В полиэтничной стране столь большое внимание к национальности соседа, сослуживца или просто прохожего чревато весьма опасными последствиями, поскольку дробит огромную нацию на национальные осколки. Видимо, архиепископ Феофан Прокопович, верный соратник Петра I, понял эту опасность одним из первых, а потому придумал слово «россияне», которое могло бы объединить нас всех. Однако по-настоящему неологизм не прижился. Причём, если в ««Толковом словаре русского языка» (М., 1939) под редакцией Дмитрия Ушакова слово ««россияне» фигурировало как ««старин., офиц., торж.» обозначение понятия ««гражданина российского», то в ««Словаре русского языка» (М., 1970) под редакцией Сергея Ожегова этому слову уже не позволено было иметь даже старинную, официальную и торжественную окраску, его попросту превратили… в ««то же, что русский».
Когда президент Борис Ельцин называл сограждан ««россиянами», это казалось свежо и необычно. Но привыкнуть к новому обращению мы снова так и не успели, в лексиконе следующих президентов, Владимира Путина и Дмитрия Медведева, это слово, к сожалению, почти не встречалось.
Начиная с Петра I, самодержавие проводило двойственную национальную политику. С одной стороны, оно давало иностранцам значительные преференции в карьере, жаловании, обзаведении жильём, развитии предпринимательства (что, впрочем, не могло не вызывать раздражения среди коренного населения империи), терпимо относилось к неславянским религиозным верованиям.

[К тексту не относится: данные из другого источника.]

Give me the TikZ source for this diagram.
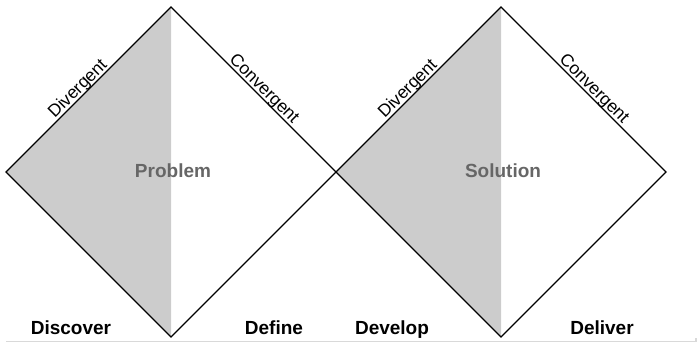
\documentclass[tikz,border=0pt]{standalone}
\usepackage{fontspec}
\setmainfont{Liberation Sans}
\definecolor{shade}{HTML}{CCCCCC}
\definecolor{labelgray}{HTML}{666666}
\definecolor{rulegray}{HTML}{D9D9D9}
\begin{document}
\begin{tikzpicture}[x=1pt,y=-1pt,
  edge/.style={draw=black,line width=1.3pt,line join=miter},
  halffill/.style={fill=shade,draw=none},
  sidelabel/.style={font=\fontsize{17.5}{20}\selectfont,anchor=base,inner sep=0pt},
  phase/.style={font=\bfseries\fontsize{19}{22}\selectfont,anchor=base,inner sep=0pt},
  core/.style={font=\bfseries\fontsize{19}{22}\selectfont,text=labelgray,inner sep=0pt}]
\useasboundingbox (0,0) rectangle (697,344);

% first diamond
\coordinate (aL) at (6,172);
\coordinate (aT) at (171,7);
\coordinate (aR) at (336,172);
\coordinate (aB) at (171,337);
% second diamond
\coordinate (bL) at (336,172);
\coordinate (bT) at (501,7);
\coordinate (bR) at (666,172);
\coordinate (bB) at (501,337);

% shaded divergent halves
\path[halffill] (aL) -- (aT) -- (aB) -- cycle;
\path[halffill] (bL) -- (bT) -- (bB) -- cycle;

% outlines
\draw[edge] (aL) -- (aT) -- (aR) -- (aB) -- cycle;
\draw[edge] (bL) -- (bT) -- (bR) -- (bB) -- cycle;

% edge labels
\path (aL) -- node[sidelabel,pos=0.47,sloped,yshift=3pt] (adiv) {Divergent} (aT);
\path (aT) -- node[sidelabel,pos=0.53,sloped,yshift=3pt] (aconv) {Convergent} (aR);
\path (bL) -- node[sidelabel,pos=0.47,sloped,yshift=3pt] (bdiv) {Divergent} (bT);
\path (bT) -- node[sidelabel,pos=0.53,sloped,yshift=3pt] (bconv) {Convergent} (bR);

% centre labels
\node[core] (prob) at (173,171) {Problem};
\node[core] (sol) at (503,171) {Solution};

% phase labels
\node[phase] (disc) at (71,335) {Discover};
\node[phase] (defi) at (274,335) {Define};
\node[phase] (devl) at (392,335) {Develop};
\node[phase] (deli) at (602,335) {Deliver};

% base rule
\coordinate (r0) at (6,341.5);
\coordinate (r1) at (696,341.5);
\coordinate (r2) at (696,338);
\draw[rulegray,line width=1.6pt] (r0) -- (r1) -- (r2);
\end{tikzpicture}
\end{document}
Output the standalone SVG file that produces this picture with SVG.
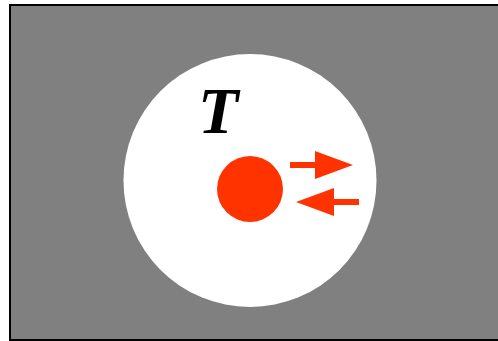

С другой стороны, оно открыто выражало крайнюю неприязнь к инородцам и ничуть не стеснялось собственной ксенофобии.
Сам первый император благожелательно относился только к христианам. Остальных не терпел. Особенно евреев. Личный механик царя Андрей Нартов в своих «Достопамятных повествованиях и речах Петра Великого» рассказывает: «О жидах говорил Его Величество: “Я хочу видеть у себя лучше магометанской и языческой веры, нежели жидов. Они — плуты и обманщики. Я искореняю зло, а не распложаю. Не будет для них в России ни жилища, ни торговли, сколько о том ни стараются и как ближних ко мне ни подкупают"» [23. С. 270].